Colon Cancer Warning Signs

Colon cancer affects approximately 150,000 Americans each year, with 50,000 people succumbing from their battle with this disease each year. Colon cancer can be detected in the early stages of the disease if people heed the warning signs that their body is presenting them. If warning signs go unnoticed or unchecked then people will be at a higher risk of suffering from colon cancer. In some cases, the warning signs can also coincide with another disease or problem within the colon that might not be cancer so it is always safe to check with a doctor if warning signs arise or symptoms persist for a long period.

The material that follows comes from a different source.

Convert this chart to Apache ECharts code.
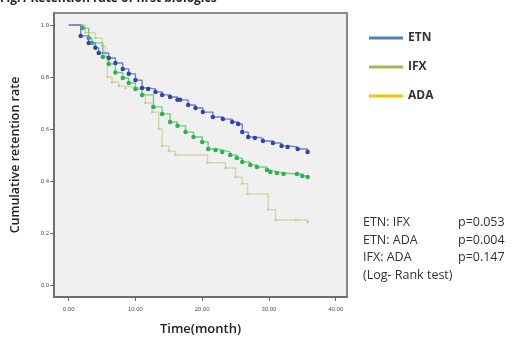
<!DOCTYPE html>
<html><head><meta charset="utf-8">
<script src="https://cdn.jsdelivr.net/npm/echarts@6/dist/echarts.min.js"></script>
<style>html,body{margin:0;padding:0;background:#fff}#c{width:517px;height:341px}</style>
</head><body><div id="c"></div>
<script>
const seriesNames = ['ETN', 'IFX', 'ADA'];
const etnTime = [0, 1.8, 3.0, 4.0, 4.5, 6.0, 7.0, 8.1, 9.0, 10.0, 11.0, 11.9, 13.0, 14.0, 15.2, 16.3, 16.7, 17.9, 19.0, 20.1, 21.6, 23.1, 24.5, 25.4, 26.0, 26.9, 27.9, 29.1, 30.6, 31.9, 32.8, 34.3, 35.8];
const etnRate = [1.0, 0.958, 0.931, 0.912, 0.892, 0.873, 0.854, 0.831, 0.812, 0.788, 0.758, 0.754, 0.742, 0.731, 0.723, 0.712, 0.712, 0.692, 0.681, 0.665, 0.646, 0.638, 0.627, 0.619, 0.588, 0.569, 0.565, 0.554, 0.546, 0.535, 0.531, 0.523, 0.512];
const ifxTime = [0, 2.1, 3.0, 3.5, 5.1, 6.0, 7.0, 8.1, 9.0, 10.0, 11.0, 12.7, 14.0, 15.2, 16.3, 17.5, 18.7, 20.0, 20.9, 22.0, 23.0, 24.2, 25.2, 26.0, 27.2, 28.2, 29.7, 30.2, 31.2, 32.2, 34.2, 35.0, 35.8];
const ifxRate = [1.0, 0.988, 0.95, 0.931, 0.877, 0.85, 0.817, 0.796, 0.777, 0.754, 0.731, 0.685, 0.658, 0.627, 0.612, 0.588, 0.569, 0.55, 0.523, 0.519, 0.512, 0.5, 0.488, 0.473, 0.462, 0.454, 0.442, 0.435, 0.431, 0.427, 0.427, 0.419, 0.415];
const adaTime = [0, 1.0, 2.5, 4.0, 5.0, 5.5, 5.8, 6.5, 7.5, 8.5, 11.0, 11.5, 12.5, 13.5, 14.0, 15.0, 16.0, 20.8, 23.5, 25.0, 26.0, 26.8, 29.9, 31.0, 34.0, 35.8];
const adaRate = [1.0, 1.0, 0.97, 0.95, 0.92, 0.88, 0.80, 0.78, 0.765, 0.758, 0.735, 0.70, 0.665, 0.60, 0.535, 0.515, 0.50, 0.47, 0.45, 0.415, 0.39, 0.35, 0.29, 0.25, 0.25, 0.242];
const yTicks = [0, 0.2, 0.4, 0.6, 0.8, 1.0];
const xTicks = [0, 10, 20, 30, 40];
const pairLabels = ['ETN: IFX', 'ETN: ADA', 'IFX: ADA', '(Log- Rank test)'];
const pValues = ['p=0.053', 'p=0.004', 'p=0.147', ''];

const lineColors = ['#6f7fcc', '#74cc84', '#d9d3a6'];
const dotColors = ['#3544ac', '#2cb24a', '#cfc78e'];
const legendColors = ['#4f81bd', '#9bbb59', '#ffc000'];
const dotSizes = [4.5, 4.5, 2.5];

function build(times, rates) {
  return times.map((t, i) => i === 0 ? {value: [t, rates[i]], symbolSize: 0} : [t, rates[i]]);
}
const allTimes = [etnTime, ifxTime, adaTime];
const allRates = [etnRate, ifxRate, adaRate];

const chart = echarts.init(document.getElementById('c'), null, {renderer: 'canvas'});
const graphics = [{
  type: 'text', left: 0, top: -7,
  style: {text: 'Fig.1 Retention rate of first biologics', font: 'bold 12px "Open Sans"', fill: '#222'}
}];
pairLabels.forEach((s, i) => {
  graphics.push({type: 'text', left: 363, top: 216 + i * 17.5, style: {text: s, font: '12.5px "Open Sans"', fill: '#333'}});
  if (pValues[i]) graphics.push({type: 'text', left: 458, top: 216 + i * 17.5, style: {text: pValues[i], font: '12.5px "Open Sans"', fill: '#333'}});
});

chart.setOption({
  animation: false,
  backgroundColor: '#fff',
  grid: {left: 54, top: 13, right: 170, bottom: 44, show: true, backgroundColor: '#f0f0f0', borderColor: '#8a8a8a', borderWidth: 2},
  legend: {
    orient: 'vertical', left: 364, top: 27, itemGap: 17, itemWidth: 34, itemHeight: 3, icon: 'rect',
    textStyle: {fontFamily: 'Open Sans', fontWeight: 'bold', fontSize: 12, color: '#333'},
    data: seriesNames.map((n, i) => ({name: n, itemStyle: {color: legendColors[i]}}))
  },
  xAxis: {
    type: 'value', min: -2.2, max: 41.7,
    name: 'Time(month)', nameLocation: 'middle', nameGap: 26,
    nameTextStyle: {fontFamily: 'Open Sans', fontSize: 13, fontWeight: 600, color: '#222'},
    axisLine: {show: true, onZero: false, lineStyle: {color: '#666', width: 1.5}},
    axisTick: {show: true, length: 4, customValues: xTicks, lineStyle: {color: '#666'}},
    axisLabel: {customValues: xTicks, formatter: v => v.toFixed(2), fontSize: 6, color: '#555', margin: 9},
    splitLine: {show: false}
  },
  yAxis: {
    type: 'value', min: -0.046, max: 1.046,
    name: 'Cumulative retention rate', nameLocation: 'middle', nameGap: 32,
    nameTextStyle: {fontFamily: 'Open Sans', fontSize: 12.5, fontWeight: 600, color: '#222'},
    axisLine: {show: true, onZero: false, lineStyle: {color: '#666', width: 1.5}},
    axisTick: {show: true, length: 4, customValues: yTicks, lineStyle: {color: '#666'}},
    axisLabel: {customValues: yTicks, formatter: v => v.toFixed(1), fontSize: 6, color: '#555', margin: 5},
    splitLine: {show: false}
  },
  series: seriesNames.map((n, i) => ({
    name: n, type: 'line', step: 'end',
    data: build(allTimes[i], allRates[i]),
    symbol: 'circle', symbolSize: dotSizes[i],
    lineStyle: {color: lineColors[i], width: 1.4},
    itemStyle: {color: dotColors[i]},
    z: 3 - i
  })),
  graphic: graphics
});
</script></body></html>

One of the most prominent and common warning signs of colon cancer is constipation. Now, constipation can occur at anytime and affect any person because of their lack of exercise, their diet, or as a side effect of a medication they are taking. When constipation cannot be cured or persists for longer than a couple of months then the cause can be something more serious than the person’s diet. In this case, colorectal cancer could be the cause. If a tumor has grown in the colon it could be blocking the path of the excrement, not allowing it to exit the body. Other warning signs include the following:

  • Blood in the stool or on the stool
  • Constant cramps that last for more than a couple of days
  • Weight loss for no known reason at all
  • Feeling that the bowel does not empty completely after making a bowel movement
  • Constant tiredness
  • Development of diarrhea or constipation for no known reason
  • Bloating, fullness, or cramps
  • Frequent gas pains
  • A continuing need to move bowels without satisfaction or success

Not all of these warning signs will be prominent with the development of colorectal cancer and most do not show up until the cancer has already developed into its later stages. People who are at a higher risk of developing the cancer include the following:

  • Anyone aged 50 years or older
  • People diagnosed with polyps or an early stage of colorectal cancer
  • People with a family history of colorectal cancer
  • People with a family history of breast cancer, ovarian cancer, or uterine cancer that is inherited
  • Anyone who suffers from inflammatory bowel disease, Crohn’s disease, or ulcerative colitis

If any of these warning signs or risk factors apply to you, contact your physician immediately to set up an appointment. The doctor can then review your medical history, examine you, and determine if further tests need to be performed on the colon. The second leading cause of deaths related to cancer in the United States is colon cancer. Colon cancer is also the third-leading cancer diagnosed each year across the country. Colon cancer is a dangerous disease that should not be taken lightly. If any of these symptoms arise a doctor should be consulted with immediately. It does not mean that the underlying problem in the colon has been caused by colon cancer but it is always better to be safe than sorry.